Mardi dernier, il s’agissait d’honorer la vitalité du Jardin des Lettres, de donner une audience à un auteur choisi, d’incarner ses mots par le truchement  des voix conjuguées d’Yves, Hélène et Laure. Pour cette belle occasion, le comité des lecteurs a élu un texte de  Patrick Modiano, distinction Nobel oblige. Leur choix s’est porté sur Dora Bruder, un texte de 1997, réédité en poche folio, comme la plupart de ses œuvres.  Mais cerise sur le cadeau, deux violoncellistes de l’école de musique se sont installées devant le comptoir du Cercle Philharmonique.  Ce texte difficile, porté par la lecture respectueuse mais vivante des trois voix qui s’entremêlent et se répondent, acquiert une profondeur inégalée qui nous installe dans le Paris de l’occupation, dans les hôtels modestes et sans confort où les familles d’immigrés aux maigres ressources s’abritent vaille que vaille.  Soulignée par quelques extraits des Suites de Bach et Boccherini, la quête de l’écrivain pour retracer le destin de cette famille d’émigrants « ordinaires » devient l’espace de deux  heures notre quête. Pourtant bondée, la salle du café est devenue une seule oreille, attentive aux efforts d’ Ernest, le père de Dora, pour devenir quelqu’un; Modiano note à propos de ses journées consacrées à la recherche des lieux où ils ont vécu :

«  On se dit qu’au moins les lieux gardent une légère empreinte des personnes qui les ont habités. Empreinte : marque en creux ou en relief. Pour Ernest et Cécile Bruder, pour Dora, je dirai : en creux. J’ai ressenti une impression d’absence et de vide, chaque fois que je me suis trouvé dans un endroit où ils avaient vécu. » ( Page 28-29)

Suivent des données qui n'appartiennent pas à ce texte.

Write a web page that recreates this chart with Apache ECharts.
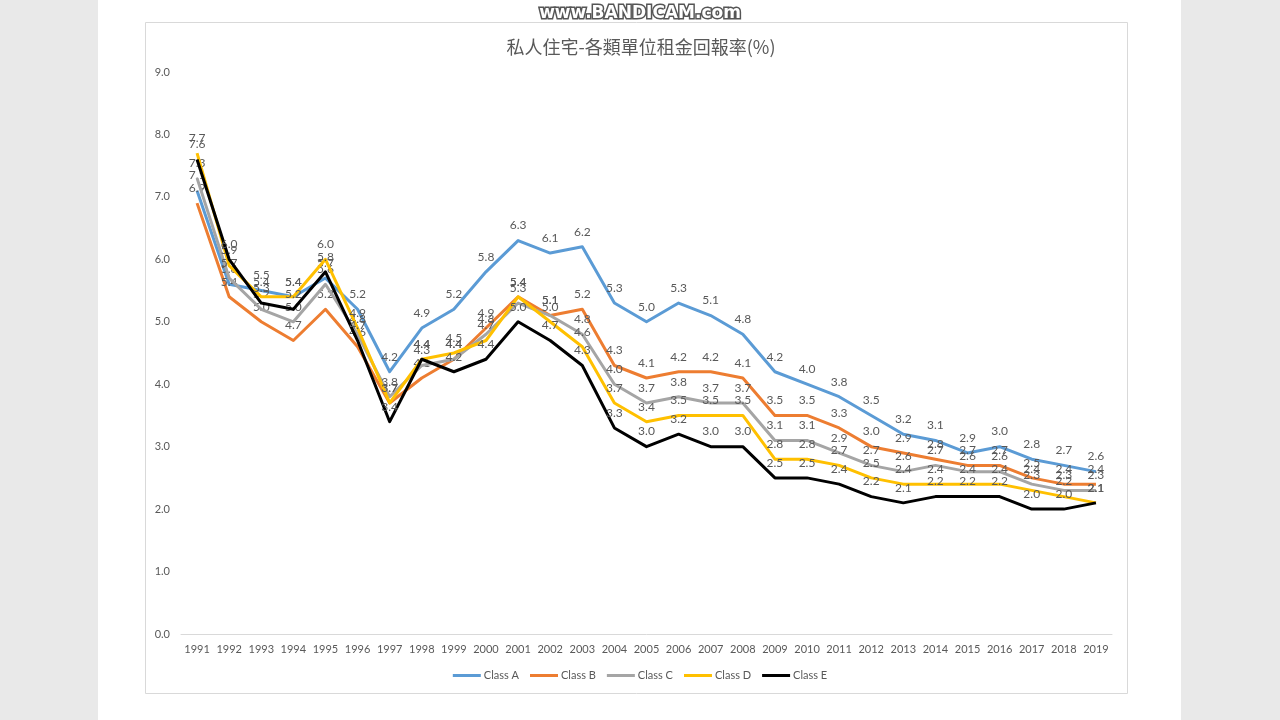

Au fil des pages où Patrick Modiano égrène les résultats de ses recherches inlassables, l’émotion croît parmi le public. Les détails de leurs conditions de vie, la révolte de la jeune Dora qui fugue pour fuir sans doute une promiscuité étouffante, Modiano va les extirper des archives scolaires, du commissariat où Ernest se résout à signaler la disparition de sa fille, malgré le danger  de se faire remarquer des autorités françaises, en 1941, quand on est étranger et juif. Et puis le processus des rafles commence, Ernest et Dora sont arrêtés et là, ce sont des documents précis qui en témoignent.  Plus âpre parce que plus concis qu’une fiction, ce petit livre, à peine 150 pages, dépeint le calvaire  inique de personnes que tout condamnait à l’anonymat, à se fondre dans la grisaille des murailles. Par la ténacité et la clairvoyance d’un auteur justement mis à l’honneur, les petites gens deviennent de vraies personnes, leur vie palpite à nouveau le temps d’une lecture, le temps qu’on ne les oublie pas tout à fait.